The states and territories then announce their own winners — four in each — with those 32 local recipients in the running for the national AOTY awards. 

“They all come to Canberra in January and they’re here for a wonderful three-day program,” Mr Fraser said.

“Many of them say it’s the most incredible thing they’ve ever done in their lives. 

“They get to go to a morning tea with the prime minister, to the governor-general’s residence and, of course, there’s the awards ceremony.”

An ‘incredible’ experience

Wildlife conservation biologist Tiahni Adamson was awarded South Australia’s Young Australian of the Year in 2024 and became a contender for the national award, which was ultimately won by multiple Olympic medallist Emma McKeon.

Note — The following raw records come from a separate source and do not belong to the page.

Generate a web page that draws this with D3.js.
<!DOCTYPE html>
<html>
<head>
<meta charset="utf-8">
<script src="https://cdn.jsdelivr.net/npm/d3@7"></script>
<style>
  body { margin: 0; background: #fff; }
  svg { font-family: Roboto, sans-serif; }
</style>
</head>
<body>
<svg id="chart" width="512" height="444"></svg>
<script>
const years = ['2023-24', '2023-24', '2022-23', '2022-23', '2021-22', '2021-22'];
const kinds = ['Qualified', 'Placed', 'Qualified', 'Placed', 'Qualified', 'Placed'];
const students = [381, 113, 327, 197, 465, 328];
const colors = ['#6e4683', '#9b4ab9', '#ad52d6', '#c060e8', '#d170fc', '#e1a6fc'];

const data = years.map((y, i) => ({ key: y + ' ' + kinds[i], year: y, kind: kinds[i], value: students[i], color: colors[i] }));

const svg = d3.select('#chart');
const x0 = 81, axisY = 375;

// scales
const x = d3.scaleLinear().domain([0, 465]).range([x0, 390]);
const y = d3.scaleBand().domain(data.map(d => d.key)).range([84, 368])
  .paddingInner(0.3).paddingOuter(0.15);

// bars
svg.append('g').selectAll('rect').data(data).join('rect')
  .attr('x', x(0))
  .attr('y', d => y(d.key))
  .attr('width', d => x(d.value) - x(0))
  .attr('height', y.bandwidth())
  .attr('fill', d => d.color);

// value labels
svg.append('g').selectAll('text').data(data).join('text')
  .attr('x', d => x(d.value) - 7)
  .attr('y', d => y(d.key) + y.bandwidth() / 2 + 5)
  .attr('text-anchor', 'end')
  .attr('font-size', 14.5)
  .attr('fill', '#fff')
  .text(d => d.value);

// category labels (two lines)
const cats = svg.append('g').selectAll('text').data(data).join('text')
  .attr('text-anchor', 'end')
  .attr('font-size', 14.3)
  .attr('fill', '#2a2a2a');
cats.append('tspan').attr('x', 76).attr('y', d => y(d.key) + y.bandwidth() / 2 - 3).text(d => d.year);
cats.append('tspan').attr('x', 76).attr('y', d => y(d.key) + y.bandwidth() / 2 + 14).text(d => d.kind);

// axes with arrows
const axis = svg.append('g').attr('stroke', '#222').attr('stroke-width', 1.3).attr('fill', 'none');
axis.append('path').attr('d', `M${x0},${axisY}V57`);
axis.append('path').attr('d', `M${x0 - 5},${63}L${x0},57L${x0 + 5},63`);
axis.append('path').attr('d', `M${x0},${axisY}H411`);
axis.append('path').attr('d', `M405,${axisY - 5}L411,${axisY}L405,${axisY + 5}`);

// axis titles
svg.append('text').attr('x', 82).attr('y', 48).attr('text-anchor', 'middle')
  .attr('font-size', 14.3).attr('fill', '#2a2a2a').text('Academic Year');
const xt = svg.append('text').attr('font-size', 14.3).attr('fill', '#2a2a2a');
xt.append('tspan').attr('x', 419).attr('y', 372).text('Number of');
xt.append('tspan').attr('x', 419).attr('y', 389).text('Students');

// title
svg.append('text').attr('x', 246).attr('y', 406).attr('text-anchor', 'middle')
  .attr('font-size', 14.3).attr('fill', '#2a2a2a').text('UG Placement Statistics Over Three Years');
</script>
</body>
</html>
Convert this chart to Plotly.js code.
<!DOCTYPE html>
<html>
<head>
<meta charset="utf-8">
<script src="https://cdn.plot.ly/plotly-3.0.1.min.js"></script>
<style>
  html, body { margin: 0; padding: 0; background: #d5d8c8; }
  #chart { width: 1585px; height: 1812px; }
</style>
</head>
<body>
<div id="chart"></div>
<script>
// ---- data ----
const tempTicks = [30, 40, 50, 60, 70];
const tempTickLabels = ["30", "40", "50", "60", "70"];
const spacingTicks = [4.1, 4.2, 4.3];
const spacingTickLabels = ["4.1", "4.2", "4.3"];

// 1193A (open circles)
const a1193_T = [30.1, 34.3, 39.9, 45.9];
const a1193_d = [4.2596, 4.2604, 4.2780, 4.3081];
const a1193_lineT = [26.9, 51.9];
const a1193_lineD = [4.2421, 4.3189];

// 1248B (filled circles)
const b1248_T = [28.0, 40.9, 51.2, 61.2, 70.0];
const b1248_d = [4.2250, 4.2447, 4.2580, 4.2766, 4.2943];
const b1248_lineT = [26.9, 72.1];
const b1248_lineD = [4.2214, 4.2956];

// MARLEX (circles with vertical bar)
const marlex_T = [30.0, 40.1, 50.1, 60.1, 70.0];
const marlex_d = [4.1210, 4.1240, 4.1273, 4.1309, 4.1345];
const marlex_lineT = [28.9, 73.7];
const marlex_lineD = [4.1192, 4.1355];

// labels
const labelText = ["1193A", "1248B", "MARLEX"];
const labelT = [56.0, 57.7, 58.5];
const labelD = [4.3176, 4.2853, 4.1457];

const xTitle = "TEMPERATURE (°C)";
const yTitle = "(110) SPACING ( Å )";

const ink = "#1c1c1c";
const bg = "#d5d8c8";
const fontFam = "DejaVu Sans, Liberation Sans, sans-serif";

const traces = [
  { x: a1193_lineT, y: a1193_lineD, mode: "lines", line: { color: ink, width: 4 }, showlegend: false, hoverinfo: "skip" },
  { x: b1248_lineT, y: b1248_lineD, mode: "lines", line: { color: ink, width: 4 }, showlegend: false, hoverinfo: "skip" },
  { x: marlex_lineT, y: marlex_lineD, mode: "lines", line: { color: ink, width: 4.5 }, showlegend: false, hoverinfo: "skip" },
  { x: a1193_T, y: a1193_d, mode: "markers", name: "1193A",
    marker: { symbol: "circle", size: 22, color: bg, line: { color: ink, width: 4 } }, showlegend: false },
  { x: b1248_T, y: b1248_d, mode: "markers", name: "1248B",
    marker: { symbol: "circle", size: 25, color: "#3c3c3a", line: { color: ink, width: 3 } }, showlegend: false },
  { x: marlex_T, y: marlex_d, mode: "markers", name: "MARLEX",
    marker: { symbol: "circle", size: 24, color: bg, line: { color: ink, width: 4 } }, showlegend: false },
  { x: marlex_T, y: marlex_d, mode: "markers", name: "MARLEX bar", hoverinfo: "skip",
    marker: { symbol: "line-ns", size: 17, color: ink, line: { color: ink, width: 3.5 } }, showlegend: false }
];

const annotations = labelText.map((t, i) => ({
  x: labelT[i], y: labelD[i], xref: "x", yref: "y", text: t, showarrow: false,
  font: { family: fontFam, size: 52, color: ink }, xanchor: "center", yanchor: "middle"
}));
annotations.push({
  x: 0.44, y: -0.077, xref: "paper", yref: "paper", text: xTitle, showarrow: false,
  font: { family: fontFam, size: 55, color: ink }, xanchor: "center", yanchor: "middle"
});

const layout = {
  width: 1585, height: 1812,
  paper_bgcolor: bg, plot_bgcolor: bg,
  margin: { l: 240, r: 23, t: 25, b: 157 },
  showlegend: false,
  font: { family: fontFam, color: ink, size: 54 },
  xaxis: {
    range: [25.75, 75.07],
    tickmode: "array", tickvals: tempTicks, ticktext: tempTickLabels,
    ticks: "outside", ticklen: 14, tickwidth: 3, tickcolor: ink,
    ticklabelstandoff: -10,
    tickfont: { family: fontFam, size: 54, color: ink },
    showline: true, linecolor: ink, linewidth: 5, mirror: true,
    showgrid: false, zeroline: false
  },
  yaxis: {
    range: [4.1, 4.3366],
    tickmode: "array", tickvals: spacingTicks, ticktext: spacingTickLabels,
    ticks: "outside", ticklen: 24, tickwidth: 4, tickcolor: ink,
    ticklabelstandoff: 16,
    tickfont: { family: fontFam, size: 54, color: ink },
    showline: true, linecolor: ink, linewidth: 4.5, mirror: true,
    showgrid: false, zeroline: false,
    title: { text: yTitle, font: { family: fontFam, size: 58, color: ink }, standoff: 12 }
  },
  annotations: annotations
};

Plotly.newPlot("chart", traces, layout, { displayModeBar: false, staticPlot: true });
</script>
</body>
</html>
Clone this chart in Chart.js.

Prime Minister Anthony Albanese meets 2024 SA Young Australian of the Year Tiahni Adamson.(Supplied: NADC)

She described visiting The Lodge as an incredible experience.

“My favourite part of the awards was actually being around all the other nominees and finalists, hearing their stories, and having conversations with them,” Ms Adamson said.

“I was in rooms with amazing people who were both an inspiration and have points of influence to be able to support what I was doing, and uplift the work that I am doing as well.”

Ms Adamson is the lead community engagement officer for climate change solutions company CH4Global and runs her own science communications businesses, with a focus on improving engagement with First Nations people.

She said being nominated for Australian of the Year had a “profound impact on people’s lives for their confidence”. 

Tiahni Adamson was announced as SA’s 2024 Young Australian of the Year in late 2023.(Supplied: NADC/Salty Dingo)

“A lot of people in the awards never had recognition from their communities and were very humble and hard-working, trying to get things done,” Ms Adamson said.

“The ability to know that what you do does matter, and that you matter, has influenced me personally to be able to give more, in a sense, because I realise that what I do is valued and the people want to hear what I have to say.

“That helps drive more change and also helps me be able to support other people to drive change.

“That’s a really nice lens, kind of like a cascade or ripple effect of positive change.”

Guided by three elements

Mr Fraser said in Canberra there was a board of 10 people who sat on the NADC, which made the ultimate decision on national recipients.

The five-step process involved in choosing the winner of Australia’s most prestigious award.(Supplied: NADC)

He said they were guided by three elements: inspiration, contribution, and excellence.

“Inspiration is those people who uplift us, bring us together, and make us proud to be Australian,” Mr Fraser said.

“Contribution is people who are making a difference to others outside their own lives, and excellence is people who are really at the top of their field.

“It’s about recognition, and even being nominated in itself can be the recognition and acknowledgement that people deserve.

“That can be the pat on the back or the encouragement they’re looking for to keep up the terrific work.”

‘By the people for the people’

Mr Fraser said AOTY was Australia’s “most prestigious individual awards program”.

“It’s nominated by the people for the people, and that’s the lovely part of it,” he said.

“A lot of people think it’s a political process, but neither the prime minister nor any other government official has any role in it whatsoever.

“It’s not until the prime minister opens the envelope on stage during the TV broadcast that the prime minister becomes aware of who the awardee is.”

Australian of the Year 2024 nominees visit The Lodge ahead of the awards ceremony in January.(Supplied: NADC)

Nominations for the 2025 Australian of the Year close at midnight on July 31, and Mr Fraser encouraged people to nominate somebody who inspired them.

“We’ve got a lot of challenges as a nation, but this is the one thing that brings us together,” he said.

“It’s a very important national moment and I think it does really build significant social cohesion because people can see themselves from all walks of life and backgrounds.

“Everyday Australians doing extraordinary things — they can see themselves on the national stage.”